— Start —

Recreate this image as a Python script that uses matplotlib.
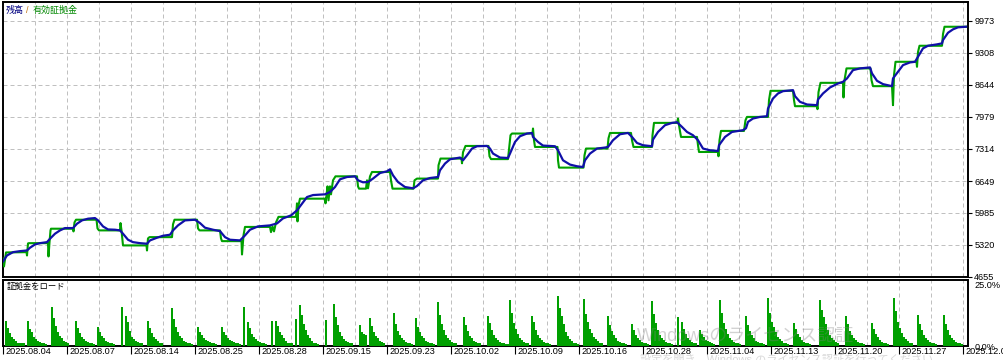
import numpy as np
import matplotlib.pyplot as plt
from matplotlib.transforms import ScaledTranslation, blended_transform_factory

plt.rcParams['font.family'] = ['Liberation Sans', 'Noto Sans CJK JP', 'DejaVu Sans']

# balance curve: (deal index, value)
balance = [
    (0, 4978), (2, 5102), (5, 5171), (8.5, 5192), (12, 5206), (13.5, 5263), (16, 5331), (18.5, 5358),
    (22, 5379), (23.5, 5450), (26, 5554), (28.5, 5623), (31, 5671), (35, 5671), (37, 5762), (39.5, 5831),
    (42.5, 5866), (46, 5879), (47.5, 5831), (50, 5706), (52.5, 5643), (56, 5637), (58.5, 5623), (60, 5554),
    (62.5, 5429), (65, 5379), (68.5, 5358), (72, 5346), (73.5, 5415), (77, 5471), (80, 5512), (83.5, 5533),
    (85, 5623), (87.5, 5727), (91, 5831), (96, 5845), (98.5, 5775), (101, 5679), (105, 5637), (108.5, 5608),
    (111, 5483), (113.5, 5429), (118.5, 5415), (121, 5519), (123.5, 5637), (127.5, 5706), (133.5, 5727),
    (137, 5768), (140, 5872), (144, 5935), (147, 6039), (149.5, 6178), (152, 6316), (155, 6357), (161, 6372),
    (163.5, 6420), (166, 6524), (168.5, 6684), (172, 6732), (176, 6746), (177.5, 6663), (180, 6622),
    (182.5, 6628), (185, 6699), (188.5, 6815), (192, 6850), (193.5, 6892), (195, 6767), (197.5, 6628),
    (201, 6524), (205, 6497), (207, 6545), (210, 6663), (213.5, 6711), (217.5, 6732), (218.5, 6871),
    (221, 7011), (223.5, 7100), (228.5, 7136), (230, 7079), (232, 7183), (234.5, 7323), (237, 7371),
    (242, 7377), (243.5, 7323), (245, 7219), (248.5, 7136), (252.5, 7127), (253.5, 7219), (256, 7460),
    (258.5, 7579), (262, 7635), (264.5, 7647), (265, 7564), (267.5, 7460), (270, 7385), (276, 7371),
    (277.5, 7287), (280, 7079), (283.5, 6990), (287, 6955), (290, 6940), (291, 7079), (293.5, 7219),
    (297, 7323), (301, 7344), (302.5, 7356), (305, 7496), (308.5, 7620), (312.5, 7647), (314.5, 7564),
    (317, 7439), (320, 7392), (324.5, 7371), (325, 7510), (327.5, 7668), (331, 7808), (334.5, 7856),
    (337, 7870), (339.5, 7772), (342, 7668), (345, 7600), (347.5, 7496), (350, 7323), (353.5, 7287),
    (357.5, 7273), (358, 7392), (361, 7564), (364.5, 7668), (370, 7704), (371.5, 7745), (372.5, 7876),
    (375, 7947), (378.5, 7980), (382, 7995), (382.5, 8155), (385, 8363), (387.5, 8467), (390, 8515),
    (395, 8536), (396, 8411), (398.5, 8293), (402, 8238), (407, 8224), (407.5, 8343), (410, 8467),
    (413.5, 8592), (417.5, 8675), (420, 8709), (422, 8780), (425, 8952), (428.5, 8988), (433.5, 9008),
    (434.5, 8884), (437, 8730), (440, 8661), (444.5, 8619), (445, 8780), (447.5, 8917), (450, 9056),
    (453.5, 9112), (456, 9125), (457.5, 9229), (460, 9404), (462.5, 9458), (467, 9487), (469.5, 9508),
    (470, 9577), (472.5, 9728), (475, 9799), (477.5, 9841), (481.5, 9853),
]

# equity curve: (deal index, value)
equity = [
    (0, 5040), (0.5, 4874), (1.5, 5165), (11.75, 5171), (12, 5102), (12.5, 5352), (13, 5358),
    (22.5, 5358), (22.75, 5082), (23.25, 5373), (23.75, 5623), (24, 5658),
    (35, 5658), (35.25, 5602), (35.75, 5789), (36.5, 5845),
    (46.75, 5845), (47.25, 5664), (48, 5623),
    (58.5, 5623), (58.75, 5775), (59.25, 5623), (60, 5311),
    (71.75, 5311), (72, 5206), (72.5, 5456), (73.25, 5483),
    (84.5, 5483), (85, 5748), (85.75, 5845),
    (97, 5845), (97.5, 5664), (98.25, 5623),
    (108.5, 5623), (109, 5456), (109.5, 5400),
    (119.25, 5400), (119.5, 5123), (120.25, 5519), (121, 5695),
    (133.5, 5695), (134, 5587), (134.75, 5706), (135.5, 5602), (136.5, 5789), (137.75, 5904),
    (146.5, 5904), (147, 6185), (147.25, 5810), (147.75, 6143), (148.5, 6282),
    (161, 6282), (161.25, 6185), (161.75, 6351), (162.25, 6538), (162.75, 6247), (163.5, 6538),
    (164, 6372), (165, 6663), (166.25, 6746),
    (177, 6746), (177.5, 6538), (178, 6490),
    (181.5, 6490), (182, 6663), (182.5, 6497), (183.5, 6746), (184.5, 6836),
    (193.5, 6836), (194, 6663), (194.75, 6490),
    (205.25, 6490), (205.75, 6663), (207, 6699),
    (217.5, 6699), (217.75, 6975), (218.75, 7115),
    (229.25, 7115), (229.5, 7017), (230, 7246), (231.25, 7377),
    (242.75, 7377), (243.25, 7163), (244, 7104),
    (252.5, 7104), (253.25, 7392), (253.75, 7600), (254.5, 7635),
    (264.75, 7635), (265, 7739), (265.5, 7496), (266, 7356),
    (277.25, 7356), (277.5, 7079), (278, 6927),
    (290.25, 6927), (290.75, 7183), (291.5, 7323),
    (302.25, 7323), (302.75, 7537), (303.5, 7647),
    (314, 7647), (314.5, 7496), (315.25, 7356),
    (324.5, 7356), (324.75, 7600), (325.5, 7856),
    (337, 7856), (337.5, 7947), (338.25, 7745), (339, 7564),
    (347, 7564), (347.5, 7392), (348, 7252),
    (357.5, 7252), (357.75, 7163), (358.25, 7496), (359, 7689),
    (370.5, 7689), (371.25, 7912), (372, 7980),
    (382.5, 7980), (383, 8328), (383.75, 8522),
    (395, 8522), (395.5, 8328), (396, 8203),
    (407, 8203), (407.25, 8141), (407.75, 8494), (408.75, 8688),
    (420, 8688), (420.25, 8384), (420.75, 8744), (421.75, 8988),
    (433.75, 8988), (434.25, 8744), (435, 8619),
    (444.5, 8619), (445, 8224), (445.5, 8848), (446.25, 9125),
    (456.75, 9125), (457, 9021), (457.5, 9327), (458.25, 9458),
    (469.5, 9458), (470, 9701), (470.75, 9853), (481.5, 9853),
]

# deposit load (%): first deal index of each run, and the loads of that run
load_start = [1, 12, 24, 36, 47, 59, 72, 84, 97, 109, 120, 134, 146, 161, 178, 195, 206, 217, 230, 242,
              253, 264, 277, 290, 302, 314, 324, 337, 348, 358, 371, 382, 395, 408, 421, 434, 445, 457, 470]
load_values = [
    [9.6, 6.8, 4.9, 3.6, 2.6, 1.9, 1.3, 1.0, 1.0, 1.0],
    [9.6, 6.5, 5.2, 3.6, 2.6, 1.9, 1.5, 1.3, 1.0, 0.8],
    [15.1, 10.6, 7.7, 5.5, 3.8, 2.9, 2.1, 1.5, 1.0],
    [9.6, 6.8, 4.9, 3.6, 2.6, 1.9, 1.5, 1.3, 1.0, 0.8],
    [7.4, 5.5, 3.8, 2.9, 2.1, 1.5, 1.3, 1.0, 0.8],
    [15.1, 0, 11.7, 9.4, 5.8, 3.6, 2.6, 1.9, 1.5, 1.3, 1.0],
    [9.6, 6.8, 4.9, 3.6, 2.6, 1.9, 1.3, 1.0],
    [14.7, 10.3, 7.4, 5.3, 3.8, 2.9, 2.1, 1.5, 1.3, 1.0, 0.8],
    [7.4, 5.5, 4.2, 3.2, 2.4, 1.8, 1.4, 1.2, 1.0, 0.8],
    [7.4, 5.5, 4.2, 3.2, 2.4, 1.8, 1.4, 1.2, 1.0, 0.8],
    [15.1, 0, 9.4, 6.8, 4.6, 3.6, 2.6, 1.9, 1.5, 1.3, 1.0, 0.8],
    [9.7, 0, 9.8, 7.7, 5.5, 4.2, 2.9, 2.1, 1.3, 1.0, 1.0],
    [10.4, 0, 15.8, 11.8, 8.5, 6.0, 4.2, 2.9, 2.1, 1.3, 1.0, 0.8],
    [9.9, 0, 0, 0, 16.2, 11.0, 8.1, 5.5, 3.8, 2.6, 1.9, 1.5, 1.3, 1.0],
    [8.1, 5.5, 4.5, 4.2, 0, 10.7, 7.7, 5.5, 3.8, 2.9, 2.1, 1.5, 1.0],
    [12.8, 8.5, 5.9, 4.2, 2.9, 2.3, 1.7, 1.3, 1.0, 0.8],
    [10.7, 7.4, 5.3, 3.8, 2.9, 2.1, 1.5, 1.3, 1.0, 0.8],
    [17.1, 11.8, 8.5, 6.0, 4.2, 3.0, 2.2, 1.6, 1.3, 1.0],
    [11.3, 7.9, 5.7, 4.0, 2.9, 2.1, 1.5, 1.3, 1.0],
    [11.7, 8.7, 6.0, 4.2, 3.0, 2.2, 1.6, 1.3, 1.0, 0.8, 0.8],
    [17.7, 12.8, 9.0, 6.4, 4.5, 3.2, 2.3, 1.7, 1.3, 1.0],
    [11.7, 9.4, 6.2, 4.2, 3.0, 2.2, 1.6, 1.3, 1.0, 0.8],
    [19.2, 14.7, 11.5, 8.3, 5.5, 3.8, 2.6, 1.8, 1.3, 1.0, 0.8],
    [17.9, 12.5, 9.3, 6.7, 4.9, 3.6, 2.6, 1.8, 1.3, 1.0],
    [11.5, 8.1, 5.8, 4.1, 2.9, 2.1, 1.5, 1.3, 1.0, 0.8],
    [8.5, 6.0, 4.3, 3.0, 2.2, 1.6, 1.3, 1.0, 0.8],
    [17.3, 12.5, 8.7, 6.1, 4.3, 3.0, 2.2, 1.6, 1.3, 1.0, 0.8],
    [11.3, 0, 9.4, 6.4, 4.5, 3.2, 2.3, 1.7, 1.3, 1.0],
    [6.2, 4.5, 3.3, 2.5, 1.9, 1.4, 1.1, 0.8],
    [17.7, 12.8, 9.0, 6.4, 4.5, 3.2, 2.3, 1.7, 1.3, 1.0, 0.8],
    [11.5, 8.1, 5.8, 4.1, 2.9, 2.1, 1.5, 1.3, 1.0, 0.8],
    [18.6, 12.8, 9.4, 7.4, 5.5, 3.6, 2.6, 1.9, 1.3, 1.0, 0.8],
    [9.0, 6.4, 4.6, 3.3, 2.4, 1.7, 1.3, 1.0, 0.8],
    [17.7, 13.8, 11.0, 8.5, 6.0, 4.2, 2.9, 2.3, 1.7, 1.3],
    [11.7, 8.3, 5.9, 4.2, 3.0, 2.2, 1.6, 1.3, 1.0, 0.8],
    [9.0, 6.4, 4.6, 3.3, 2.4, 1.7, 1.3, 1.0, 0.8],
    [18.6, 13.3, 9.4, 6.8, 4.9, 3.6, 2.6, 1.9, 1.3, 1.0],
    [11.9, 8.3, 6.0, 4.2, 3.0, 2.2, 1.6, 1.3, 1.0, 0.8],
    [11.9, 8.3, 6.0, 4.2, 3.0, 2.2, 1.6, 1.3, 1.0, 0.8],
]

y_ticks = [4655, 5320, 5985, 6649, 7314, 7979, 8644, 9308, 9973]
date_labels = ['2025.08.04', '2025.08.07', '2025.08.14', '2025.08.25', '2025.08.28', '2025.09.15',
               '2025.09.23', '2025.10.02', '2025.10.09', '2025.10.16', '2025.10.28', '2025.11.04',
               '2025.11.13', '2025.11.20', '2025.11.27', '2025.12.02']

BLUE = '#1010a8'
GREEN = '#00a000'
GRID = '#c0c0c0'
W, H = 1004, 360


def box(l, t, r, b):
    return [l / W, 1 - b / H, (r - l) / W, (b - t) / H]


fig = plt.figure(figsize=(W / 100, H / 100), dpi=100)
ax = fig.add_axes(box(3, 2, 968, 277))
ax2 = fig.add_axes(box(3, 280, 968, 346))

bx, bv = np.array(balance).T
ex, ev = np.array(equity).T
ax.plot(ex, ev, color=GREEN, lw=1.5, zorder=3)
ax.plot(bx, bv, color=BLUE, lw=1.6, zorder=4)

bar_x, bar_h = [], []
for s, vals in zip(load_start, load_values):
    for i, v in enumerate(vals):
        bar_x.append(s + i)
        bar_h.append(v)
ax2.bar(bar_x, bar_h, width=1.0, color=GREEN, linewidth=0, align='edge', zorder=3)

major = np.arange(0, 481, 32)
minor = np.arange(16, 481, 32)
for a in (ax, ax2):
    a.set_xlim(0, 482.5)
    a.set_xticks(major)
    a.set_xticks(minor, minor=True)
    a.grid(which='both', axis='x', color=GRID, lw=0.72, linestyle=(0, (4, 3)), zorder=1)
    for sp in a.spines.values():
        sp.set_linewidth(1.4)
        sp.set_color('black')
    a.tick_params(axis='x', which='minor', length=0)

ax.set_ylim(4655, 10367)
ax.set_yticks(y_ticks)
ax.grid(axis='y', color=GRID, lw=0.72, linestyle=(0, (4, 3)), zorder=1)
ax.tick_params(axis='x', which='major', length=0, labelbottom=False)
ax.tick_params(axis='y', left=False, right=True, labelleft=False, labelright=True,
               length=3, width=0.8, pad=1.5, labelsize=6.6)

ax2.set_ylim(0, 25.4)
ax2.set_yticks([0, 25], ['0.0%', '25.0%'])
ax2.tick_params(axis='y', left=False, right=True, labelleft=False, labelright=True,
                length=0, pad=5, labelsize=6.6)
ax2.get_yticklabels()[1].set_va('top')
ax2.tick_params(axis='x', which='major', length=6, width=0.8, labelbottom=False)

trans = blended_transform_factory(ax2.transData, ax2.transAxes) + \
    ScaledTranslation(2 / 100, -1 / 100, fig.dpi_scale_trans)
for x, lab in zip(major, date_labels):
    ax2.text(x, 0, lab, transform=trans, ha='left', va='top', fontsize=6.6,
             color='black', clip_on=False)

# legend-like captions
fig.text(6 / W, 1 - 10.5 / H, '残高', color='#000080', fontsize=6.5, va='center')
fig.text(26 / W, 1 - 10.5 / H, '/', color='#c07010', fontsize=6.5, va='center')
fig.text(33 / W, 1 - 10.5 / H, '有効証拠金', color='#008800', fontsize=6.5, va='center')
fig.text(7 / W, 1 - 287 / H, '証拠金をロード', color='black', fontsize=6, va='center')

# OS watermark overlay
fig.text(637 / W, 1 - 337 / H, 'Windowsのライセンス認証', color='#808080', alpha=0.35,
         fontsize=13, va='center')
fig.text(640 / W, 1 - 359 / H, '設定を開き、Windows のライセンス認証を行ってください。',
         color='#808080', alpha=0.3, fontsize=8, va='center')

fig.savefig('out.png', dpi=100)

— End —

TO BE DONE
Please extract exactly the lines of the data, from the first through the line containing "plt.rcParams['font.family'] = ['Liberation", and add no pictures to the copy.

SOLUTION BELOW
Recreate this image as a Python script that uses matplotlib.
import numpy as np
import matplotlib.pyplot as plt
from matplotlib.transforms import ScaledTranslation, blended_transform_factory

plt.rcParams['font.family'] = ['Liberation Sans', 'Noto Sans CJK JP', 'DejaVu Sans']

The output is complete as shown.